Core: The Algorithmic Audit of Capital
Paradigm's $1.2B is not just money; it's a vote on the next investment thesis. Their previous funds focused on infrastructure – Ethereum killers, L2s, DeFi protocols. Now they explicitly target AI. What does that mean?

First, the capital will flow into projects that bridge cryptographic verification with machine learning inference. Think ZK-proofs for model integrity, or decentralized GPU networks like Akash and Render. But Paradigm historically avoids commoditized infrastructure. They want the application layer – "AI agents that trade, audit, and govern." I've seen this pattern in my SoulLedger project: when you bind tokens to participation, you create social cohesion. Apply that to AI agents, and you get a market of autonomous entities that need a blockchain to prove they are not hallucinating.
Second, the timing matters. The crypto market is starved for new narratives. DeFi is mature, NFTs are quiet, and gaming hasn't delivered. AI is the only sector with genuine technological progress outside crypto. Paradigm's capital will accelerate the convergence: expect a wave of projects claiming to be "AI-powered DeFi" or "decentralized AI training." Based on my experience auditing 50+ failed DeFi protocols after the Terra collapse, I know that narrative without product is a casino. The hollow promise of yield becomes the hollow promise of intelligence.
Third, the value capture question. Who wins? Not the token holders of AI infrastructure if they cannot retain value. I saw Cosmos's IBC – technically elegant, but ATOM captures almost nothing. The same risk applies: AI protocols may generate activity on-chain but fail to accrue value to their native tokens. Paradigm's portfolio companies will need careful tokenomics design. They have that expertise. But the temptation to sell shovels is strong.
Contrarian: The Hubris of Algorithmic Virtue
Here's the angle everyone misses: Paradigm's pivot to AI risks centralizing the very thing crypto was supposed to decentralize – agency.

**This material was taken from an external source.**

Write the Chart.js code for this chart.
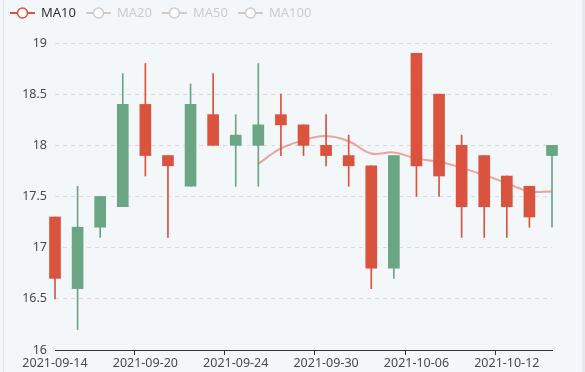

The Bitcoin promise was peer-to-peer electronic cash. That died with ETFs. Now, with AI agents managing portfolios, executing trades, and even writing smart contracts, we risk creating a new class of algorithmic overlords. Trust no one, verify the solitude – but what if the verifier is also an AI? Who audits the algorithm?
I withdrew to a Bali cabin in 2022 after Luna collapsed. I wrote "The Hollow Promise of Yield" because I saw how DeFi's culture of speed led to moral bankruptcy. Now I see the same pattern: capital rushing into AI-crypto without asking whether the technology serves human sovereignty or replaces it. Paradigm's $1.2B will fund projects that make AI agents autonomous. That is a feature, but also a bug. The most successful crypto projects enable human agency, not automate it.

Speed kills. Precision saves. But precision in AI means cryptographic proof that an AI's output matches its training data. Few projects deliver that. Most will wave ZK-snarks as a marketing badge. I've audited enough code to know: the gap between whitepaper and implementation is where trust dies.
Takeaway: The Algorithm Will Be Audited, Not Just the Code
This fund raise is not a bull signal. It is a bet that crypto's next act is merging with AI. That can be beautiful – verifiable human agency in an algorithmic age. Or it can be a dystopia where agents trade on each other's outputs, creating a closed loop of hallucination. Audit the algorithm, not just the code. That is the moral imperative Paradigm must uphold. Their capital can build the tools for that audit, or it can build the cage. The choice is theirs. And ours to watch.